[DATASET SECTION start]

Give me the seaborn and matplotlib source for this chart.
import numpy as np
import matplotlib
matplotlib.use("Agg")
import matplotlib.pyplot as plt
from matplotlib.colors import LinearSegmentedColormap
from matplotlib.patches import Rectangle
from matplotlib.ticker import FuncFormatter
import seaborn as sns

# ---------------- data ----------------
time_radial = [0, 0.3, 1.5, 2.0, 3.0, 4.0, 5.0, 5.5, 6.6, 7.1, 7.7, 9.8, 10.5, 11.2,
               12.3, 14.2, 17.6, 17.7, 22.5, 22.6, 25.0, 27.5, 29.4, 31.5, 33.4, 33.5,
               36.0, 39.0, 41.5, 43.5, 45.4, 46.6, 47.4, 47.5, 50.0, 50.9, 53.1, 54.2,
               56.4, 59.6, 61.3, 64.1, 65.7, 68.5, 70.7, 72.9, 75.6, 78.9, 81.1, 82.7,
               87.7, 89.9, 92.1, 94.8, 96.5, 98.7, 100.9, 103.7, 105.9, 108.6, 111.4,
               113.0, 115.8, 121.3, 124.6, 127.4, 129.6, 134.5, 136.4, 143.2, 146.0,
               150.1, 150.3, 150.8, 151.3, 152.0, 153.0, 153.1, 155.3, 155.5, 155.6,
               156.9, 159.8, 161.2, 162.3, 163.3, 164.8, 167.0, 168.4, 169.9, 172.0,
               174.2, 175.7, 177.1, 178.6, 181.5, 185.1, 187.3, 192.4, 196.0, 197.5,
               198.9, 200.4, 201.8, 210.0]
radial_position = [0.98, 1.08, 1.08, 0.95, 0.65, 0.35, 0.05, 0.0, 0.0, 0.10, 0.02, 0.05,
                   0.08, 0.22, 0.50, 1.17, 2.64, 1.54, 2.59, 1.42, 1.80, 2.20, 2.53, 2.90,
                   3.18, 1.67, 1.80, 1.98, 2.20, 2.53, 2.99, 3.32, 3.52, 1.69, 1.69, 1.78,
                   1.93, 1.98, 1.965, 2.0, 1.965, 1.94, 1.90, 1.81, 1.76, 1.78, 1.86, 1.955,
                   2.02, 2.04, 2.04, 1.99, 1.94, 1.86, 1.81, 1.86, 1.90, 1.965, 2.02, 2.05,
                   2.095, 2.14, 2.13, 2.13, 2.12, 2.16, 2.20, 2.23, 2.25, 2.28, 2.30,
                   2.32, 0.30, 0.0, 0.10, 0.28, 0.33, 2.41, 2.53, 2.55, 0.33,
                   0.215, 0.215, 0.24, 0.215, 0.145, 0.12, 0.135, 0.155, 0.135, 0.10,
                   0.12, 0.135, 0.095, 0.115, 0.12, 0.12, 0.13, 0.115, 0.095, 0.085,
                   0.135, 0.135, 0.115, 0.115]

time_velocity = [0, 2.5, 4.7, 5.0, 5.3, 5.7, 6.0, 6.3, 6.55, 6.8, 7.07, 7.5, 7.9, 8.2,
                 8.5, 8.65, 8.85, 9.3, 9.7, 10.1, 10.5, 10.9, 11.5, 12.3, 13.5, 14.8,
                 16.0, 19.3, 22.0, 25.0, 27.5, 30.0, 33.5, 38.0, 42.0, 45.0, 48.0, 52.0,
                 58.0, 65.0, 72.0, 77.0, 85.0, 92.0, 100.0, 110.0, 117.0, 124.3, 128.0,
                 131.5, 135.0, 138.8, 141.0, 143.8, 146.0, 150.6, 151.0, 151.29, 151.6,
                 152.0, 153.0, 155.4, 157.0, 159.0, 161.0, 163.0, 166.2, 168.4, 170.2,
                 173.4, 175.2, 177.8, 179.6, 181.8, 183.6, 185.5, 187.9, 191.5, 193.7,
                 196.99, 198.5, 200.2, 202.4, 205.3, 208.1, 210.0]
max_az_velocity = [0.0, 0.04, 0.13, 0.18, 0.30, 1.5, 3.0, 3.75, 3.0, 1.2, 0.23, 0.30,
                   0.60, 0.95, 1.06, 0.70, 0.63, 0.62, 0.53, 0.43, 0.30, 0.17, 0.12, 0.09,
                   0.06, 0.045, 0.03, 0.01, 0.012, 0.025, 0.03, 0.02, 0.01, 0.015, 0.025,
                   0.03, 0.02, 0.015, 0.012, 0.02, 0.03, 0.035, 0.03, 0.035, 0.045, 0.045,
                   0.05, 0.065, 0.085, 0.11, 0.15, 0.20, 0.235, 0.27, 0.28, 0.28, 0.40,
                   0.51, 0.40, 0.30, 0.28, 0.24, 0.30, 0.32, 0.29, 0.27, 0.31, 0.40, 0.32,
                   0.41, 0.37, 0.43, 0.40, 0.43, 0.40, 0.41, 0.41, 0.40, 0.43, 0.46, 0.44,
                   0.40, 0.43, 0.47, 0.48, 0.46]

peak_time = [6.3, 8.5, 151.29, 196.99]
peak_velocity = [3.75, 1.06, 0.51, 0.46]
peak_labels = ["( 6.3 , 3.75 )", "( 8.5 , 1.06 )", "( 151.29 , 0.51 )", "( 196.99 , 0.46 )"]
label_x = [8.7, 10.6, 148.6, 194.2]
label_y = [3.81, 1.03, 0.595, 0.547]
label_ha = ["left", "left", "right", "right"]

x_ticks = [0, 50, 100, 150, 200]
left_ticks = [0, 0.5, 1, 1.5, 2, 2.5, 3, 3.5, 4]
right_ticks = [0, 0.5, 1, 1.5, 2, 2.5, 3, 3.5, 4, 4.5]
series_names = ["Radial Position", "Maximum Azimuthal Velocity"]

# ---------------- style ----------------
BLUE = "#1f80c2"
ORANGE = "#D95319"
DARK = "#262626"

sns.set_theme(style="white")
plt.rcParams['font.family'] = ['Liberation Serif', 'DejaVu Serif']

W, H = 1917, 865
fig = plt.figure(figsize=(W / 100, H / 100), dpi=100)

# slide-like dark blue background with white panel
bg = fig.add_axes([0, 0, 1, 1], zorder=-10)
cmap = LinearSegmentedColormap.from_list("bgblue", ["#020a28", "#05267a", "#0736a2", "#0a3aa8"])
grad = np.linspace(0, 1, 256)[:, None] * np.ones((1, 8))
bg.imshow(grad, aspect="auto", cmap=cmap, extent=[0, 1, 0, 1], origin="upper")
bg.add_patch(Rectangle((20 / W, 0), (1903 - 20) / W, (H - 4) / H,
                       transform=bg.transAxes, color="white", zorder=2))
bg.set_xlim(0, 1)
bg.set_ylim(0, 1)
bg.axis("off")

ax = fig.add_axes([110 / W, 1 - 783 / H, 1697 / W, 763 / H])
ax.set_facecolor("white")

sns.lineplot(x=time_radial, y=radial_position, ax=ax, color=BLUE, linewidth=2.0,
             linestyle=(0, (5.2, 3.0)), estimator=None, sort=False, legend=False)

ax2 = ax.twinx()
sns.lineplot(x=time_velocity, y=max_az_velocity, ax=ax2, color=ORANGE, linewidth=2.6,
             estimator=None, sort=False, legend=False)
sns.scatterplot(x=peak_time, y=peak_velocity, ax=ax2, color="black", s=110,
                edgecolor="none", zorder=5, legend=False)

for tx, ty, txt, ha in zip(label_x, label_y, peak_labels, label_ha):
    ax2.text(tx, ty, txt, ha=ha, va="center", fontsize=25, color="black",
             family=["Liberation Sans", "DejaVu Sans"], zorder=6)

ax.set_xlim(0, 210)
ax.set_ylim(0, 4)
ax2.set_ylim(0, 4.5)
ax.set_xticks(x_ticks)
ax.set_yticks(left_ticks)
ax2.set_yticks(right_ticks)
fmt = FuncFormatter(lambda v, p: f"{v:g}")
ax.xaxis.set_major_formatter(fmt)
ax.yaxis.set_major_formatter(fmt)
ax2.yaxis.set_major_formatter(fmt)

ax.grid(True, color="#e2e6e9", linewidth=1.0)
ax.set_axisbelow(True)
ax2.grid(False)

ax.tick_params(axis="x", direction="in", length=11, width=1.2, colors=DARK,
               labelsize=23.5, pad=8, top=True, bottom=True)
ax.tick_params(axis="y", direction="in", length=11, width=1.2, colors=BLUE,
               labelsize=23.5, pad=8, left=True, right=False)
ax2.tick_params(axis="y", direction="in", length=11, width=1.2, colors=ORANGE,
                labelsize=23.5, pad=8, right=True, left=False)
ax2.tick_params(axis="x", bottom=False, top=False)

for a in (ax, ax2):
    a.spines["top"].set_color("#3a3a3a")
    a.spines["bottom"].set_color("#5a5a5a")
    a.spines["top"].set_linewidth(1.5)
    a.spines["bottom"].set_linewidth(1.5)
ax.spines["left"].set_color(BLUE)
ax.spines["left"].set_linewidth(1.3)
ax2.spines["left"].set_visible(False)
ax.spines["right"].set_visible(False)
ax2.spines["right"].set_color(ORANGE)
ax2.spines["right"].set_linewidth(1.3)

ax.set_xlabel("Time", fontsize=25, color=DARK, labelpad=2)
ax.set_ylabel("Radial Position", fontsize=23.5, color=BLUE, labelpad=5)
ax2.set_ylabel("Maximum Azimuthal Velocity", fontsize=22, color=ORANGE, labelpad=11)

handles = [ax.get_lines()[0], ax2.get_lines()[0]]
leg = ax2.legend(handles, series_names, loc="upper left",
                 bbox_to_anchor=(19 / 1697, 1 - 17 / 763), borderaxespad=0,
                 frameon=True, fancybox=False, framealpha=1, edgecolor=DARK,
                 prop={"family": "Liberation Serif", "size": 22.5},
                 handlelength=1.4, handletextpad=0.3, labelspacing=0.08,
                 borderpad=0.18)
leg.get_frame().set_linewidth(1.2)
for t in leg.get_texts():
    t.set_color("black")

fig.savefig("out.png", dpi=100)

[DATASET SECTION end]

■ TASK PROMPT: Repeat, exactly and only, the lines from the beginning of the material through the line that contains "import seaborn as sns".

■ EXERCISE OUTPUT:
Give me the seaborn and matplotlib source for this chart.
import numpy as np
import matplotlib
matplotlib.use("Agg")
import matplotlib.pyplot as plt
from matplotlib.colors import LinearSegmentedColormap
from matplotlib.patches import Rectangle
from matplotlib.ticker import FuncFormatter
import seaborn as sns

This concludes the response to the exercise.